Basic usage scenario

Below you can find a typical workflow of using oneDAL algorithm on GPU. The example is provided for Principal Component Analysis algorithm (PCA).

The following steps depict how to:

  • Pass the data

  • Initialize the algorithm

  • Request statistics to be calculated (means, variances, eigenvalues)

  • Compute results

  • Get calculated eigenvalues and eigenvectors

  1. Include the following header file to enable the DPC++ interface for oneDAL:

    #include "|daal_in_code|_sycl.h"
    
  2. Create a DPC++ queue with the desired device selector. In this case, GPU selector is used:

    cl::sycl::queue queue { cl::sycl::gpu_selector() };
    
  3. Create an execution context from the DPC++ queue and set up as the default for all algorithms. The execution context is the oneDAL concept that is intended for delivering queue and device information to the algorithm kernel:

    daal::services::Environment::getInstance()->setDefaultExecutionContext(
          daal::services::SyclExecutionContext(queue) );
  4. Create a DPC++ buffer from the data allocated on host:

    constexpr size_t nRows = 10;
    constexpr size_t nCols = 5;
    const float dataHost[] = {
           0.42, -0.88,  0.46,  0.04, -0.86,
          -0.74, -0.59,  0.42, -1.44, -0.40,
          -1.45,  1.07, -1.00, -0.29,  0.35,
          -0.67,  0.20,  0.47, -1.07,  0.71,
          -1.19,  0.20,  0.84, -0.26,  1.47,
          -1.87, -0.94, -1.16, -0.64, -2.10,
          -0.65, -0.40, -1.88, -0.48,  0.70,
          -0.52, -0.34, -1.48, -0.63, -0.87,
          -0.74, -0.46,  1.07,  0.65, -1.68,
           0.94,  1.88, -0.73, -1.16,  0.10
    };
    auto dataBuffer = cl::sycl::buffer<float, 1>(dataHost, nCols * nRows);
    
  5. Create a DPC++ numeric table from a DPC++ buffer. DPC++ numeric table is a new concept introduced as a part of DPC++ interfaces to work with data stored in DPC++ buffer. It implements an interface of a classical numeric table acting as an adapter between DPC++ and oneDAL APIs for data representation.
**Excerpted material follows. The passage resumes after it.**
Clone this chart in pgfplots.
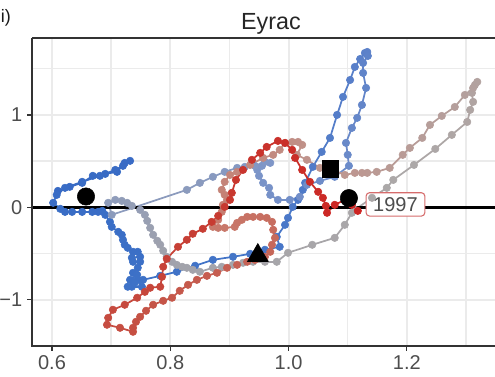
\documentclass[border=0pt]{standalone}
\usepackage{fontspec}
\setmainfont{Liberation Sans}
\usepackage{pgfplots}
\usepackage{pgfplotstable}
\pgfplotsset{compat=1.18}

\definecolor{axisgrey}{RGB}{51,51,51}
\definecolor{ticktext}{RGB}{77,77,77}
\definecolor{gridgrey}{RGB}{235,235,235}
\definecolor{labelred}{RGB}{214,108,108}

% Trajectory of the Eyrac site, in time order (blue = early, red = late)
\pgfplotstableread{
x y
0.610 0.178
0.630 0.222
0.651 0.265
0.669 0.341
0.690 0.362
0.710 0.384
0.723 0.481
0.732 0.503
0.720 0.449
0.707 0.405
0.681 0.341
0.651 0.276
0.622 0.211
0.608 0.135
0.602 0.049
0.614 -0.016
0.622 -0.049
0.634 -0.049
0.651 -0.049
0.668 -0.049
0.678 -0.049
0.685 -0.038
0.690 -0.081
0.698 -0.157
0.701 -0.211
0.712 -0.265
0.718 -0.297
0.720 -0.351
0.723 -0.405
0.728 -0.438
0.737 -0.481
0.745 -0.481
0.749 -0.535
0.735 -0.546
0.737 -0.589
0.749 -0.589
0.745 -0.654
0.737 -0.708
0.744 -0.730
0.732 -0.784
0.737 -0.805
0.745 -0.784
0.752 -0.859
0.735 -0.859
0.728 -0.859
0.740 -0.816
0.754 -0.784
0.783 -0.741
0.811 -0.697
0.842 -0.632
0.872 -0.568
0.906 -0.535
0.935 -0.503
0.960 -0.459
0.985 -0.427
0.980 -0.319
0.994 -0.189
0.999 -0.114
1.007 0.005
1.016 0.081
1.024 0.189
1.028 0.265
1.041 0.438
1.056 0.600
1.070 0.751
1.082 1.000
1.092 1.195
1.104 1.378
1.112 1.519
1.121 1.605
1.129 1.670
1.133 1.681
1.134 1.638
1.126 1.562
1.126 1.454
1.131 1.292
1.124 1.108
1.116 0.968
1.107 0.859
1.097 0.697
1.100 0.568
1.102 0.449
1.078 0.330
1.053 0.286
1.031 0.243
1.019 0.114
1.002 0.081
0.982 0.081
0.969 0.135
0.967 0.211
0.957 0.265
0.950 0.341
0.947 0.405
0.955 0.449
0.969 0.481
0.960 0.492
0.943 0.449
0.926 0.438
0.913 0.427
0.892 0.384
0.872 0.330
0.850 0.265
0.828 0.189
0.701 -0.081
0.695 0.049
0.707 0.081
0.718 0.070
0.727 0.049
0.735 0.016
0.749 -0.027
0.757 -0.081
0.761 -0.146
0.766 -0.222
0.771 -0.297
0.778 -0.362
0.783 -0.405
0.788 -0.470
0.794 -0.535
0.803 -0.589
0.811 -0.622
0.820 -0.643
0.828 -0.654
0.838 -0.676
0.850 -0.697
0.872 -0.654
0.887 -0.643
0.906 -0.622
0.923 -0.600
0.940 -0.589
0.960 -0.589
0.980 -0.589
0.999 -0.492
1.040 -0.405
1.078 -0.330
1.095 -0.189
1.107 -0.059
1.112 -0.027
1.141 0.103
1.166 0.211
1.177 0.297
1.212 0.459
1.248 0.632
1.276 0.784
1.302 0.924
1.307 1.054
1.312 1.141
1.310 1.238
1.315 1.324
1.319 1.357
1.312 1.292
1.298 1.216
1.281 1.086
1.259 0.989
1.239 0.892
1.226 0.751
1.205 0.643
1.193 0.568
1.171 0.427
1.149 0.384
1.133 0.373
1.124 0.373
1.112 0.373
1.095 0.351
1.075 0.405
1.053 0.427
1.031 0.514
1.014 0.568
1.023 0.676
1.016 0.708
1.006 0.708
0.994 0.697
0.985 0.622
0.974 0.568
0.957 0.535
0.935 0.459
0.913 0.384
0.901 0.351
0.892 0.276
0.887 0.189
0.892 0.135
0.896 0.081
0.889 0.027
0.887 -0.049
0.881 -0.135
0.872 -0.211
0.881 -0.222
0.892 -0.222
0.909 -0.211
0.913 -0.168
0.921 -0.135
0.930 -0.103
0.940 -0.103
0.952 -0.103
0.963 -0.114
0.972 -0.157
0.974 -0.243
0.977 -0.330
0.972 -0.405
0.969 -0.481
0.960 -0.535
0.943 -0.568
0.930 -0.589
0.913 -0.622
0.896 -0.654
0.879 -0.708
0.862 -0.741
0.845 -0.784
0.830 -0.838
0.816 -0.903
0.803 -0.978
0.788 -1.011
0.771 -1.054
0.759 -1.119
0.749 -1.184
0.742 -1.238
0.737 -1.303
0.737 -1.346
0.715 -1.303
0.693 -1.270
0.695 -1.195
0.703 -1.108
0.723 -1.054
0.744 -0.978
0.757 -0.914
0.766 -0.870
0.783 -0.859
0.786 -0.751
0.788 -0.643
0.794 -0.557
0.813 -0.427
0.828 -0.351
0.838 -0.286
0.855 -0.232
0.870 -0.157
0.881 -0.092
0.892 0.005
0.901 0.081
0.904 0.157
0.911 0.297
0.923 0.405
0.938 0.514
0.952 0.589
0.963 0.654
0.982 0.719
0.994 0.697
1.006 0.622
1.011 0.535
1.023 0.405
1.036 0.276
1.050 0.168
1.058 0.103
1.063 0.016
1.065 -0.059
1.078 0.027
1.095 0.081
1.107 0.027
1.117 -0.038
}\eyrac

\begin{document}
\begin{tikzpicture}
\begin{axis}[
  name=ax,
  at={(24pt,23.25pt)}, anchor=south west,
  scale only axis, width=347.25pt, height=231pt,
  xmin=0.5662, xmax=1.349, ymin=-1.50, ymax=1.832,
  xtick={0.6,0.8,1.0,1.2}, xticklabels={0.6,0.8,1.0,1.2},
  ytick={-1,0,1}, yticklabels={−1,0,1},
  minor xtick={0.7,0.9,1.1,1.3}, minor ytick={-0.5,0.5,1.5},
  grid=both,
  major grid style={gridgrey, line width=1.5pt},
  minor grid style={gridgrey, line width=1.0pt},
  tick pos=left, tick align=outside,
  major tick length=3.75pt, minor tick length=0pt,
  tick style={axisgrey, line width=0.9pt},
  axis line style={draw=none},
  ticklabel style={font=\fontsize{15}{17}\selectfont, text=ticktext},
  point meta min=0, point meta max=256,
  colormap={traj}{
    rgb255=(56,106,196) rgb255=(58,110,198) rgb255=(62,114,199)
    rgb255=(90,128,201) rgb255=(126,150,200) rgb255=(160,162,172)
    rgb255=(172,168,168) rgb255=(190,150,143) rgb255=(200,120,106)
    rgb255=(197,86,73) rgb255=(199,60,50) rgb255=(205,36,34)},
]
% path, coloured along time
\addplot[mesh, point meta=\coordindex, line width=1.3pt, forget plot]
  table[x=x, y=y] {\eyrac};
% observations
\addplot[scatter, only marks, mark=*, mark size=2.8pt, point meta=\coordindex,
  scatter/use mapped color={draw=mapped color, fill=mapped color}, forget plot]
  table[x=x, y=y] {\eyrac};
% reference line
\addplot[black, line width=2pt, forget plot] coordinates {(0.5,0) (1.4,0)};
% period markers
\addplot[only marks, mark=*, mark size=6.5pt, black] coordinates {(0.6575,0.117) (1.102,0.100)};
\addplot[only marks, mark=square*, mark size=6.3pt, black] coordinates {(1.0705,0.413)};
\addplot[only marks, mark=triangle*, mark size=9pt, black] coordinates {(0.948,-0.521)};
\node[draw=labelred, fill=white, rounded corners=2.5pt, line width=0.8pt,
  text=ticktext, font=\fontsize{15}{17}\selectfont,
  minimum width=44pt, minimum height=17.5pt, inner sep=0pt]
  at (axis cs:1.1807,0.032) {1997};
\end{axis}
\draw[axisgrey, line width=0.9pt] (ax.north west) -- (ax.south west) -- (ax.south east);
\draw[axisgrey, line width=0.9pt] (ax.north west) -- (ax.north east);
\node[anchor=base, font=\fontsize{17.5}{20}\selectfont, text=black!85] at (203.25pt,260.6pt) {Eyrac};
\node[anchor=base west, inner sep=0pt, font=\fontsize{13.5}{15}\selectfont, text=black!90] at (0.5pt,265.9pt) {i)};
\pgfresetboundingbox
\path[use as bounding box] (0,0) rectangle (371.25pt,282.75pt);
\end{tikzpicture}
\end{document}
    auto data = daal::data_management::SyclHomogenNumericTable<float>::create(
          dataBuffer, nCols, nRows);
  6. Create an algorithm object, configure its parameters, set up input data, and run the computations.

    daal::algorithms::pca::Batch<float> pca;
    
    pca.parameter.nComponents = 3;
    pca.parameter.resultsToCompute = daal::algorithms::pca::mean |
    daal::algorithms::pca::variance |
    daal::algorithms::pca::eigenvalue;
    pca.input.set(daal::algorithms::pca::data, data);
    
    pca.compute();
  7. Get the algorithm result:

    auto result = pca.getResult();
    NumericTablePtr eigenvalues = result->get(daal::algorithms::pca::eigenvalues);
    NumericTablePtr eigenvectors = result->get(daal::algorithms::pca::eigenvectors);
  8. Get the raw data as DPC++ buffer from the resulting numeric tables:

    const size_t startRowIndex = 0;
    const size_t numberOfRows = eigenvectors->getNumberOfRows();
    
    BlockDescriptor<float> block;
    eigenvectors->getBlockOfRows(startRowIndex, numberOfRows, readOnly, block);
    
    cl::sycl::buffer<float, 1> buffer = block.getBuffer().toSycl();
    
    eigenvectors->releaseBlockOfRows(block);
    

At the end of the stage, the resulting numeric tables can be used as an input for another algorithm, or the buffer can be passed to the user-defined kernel.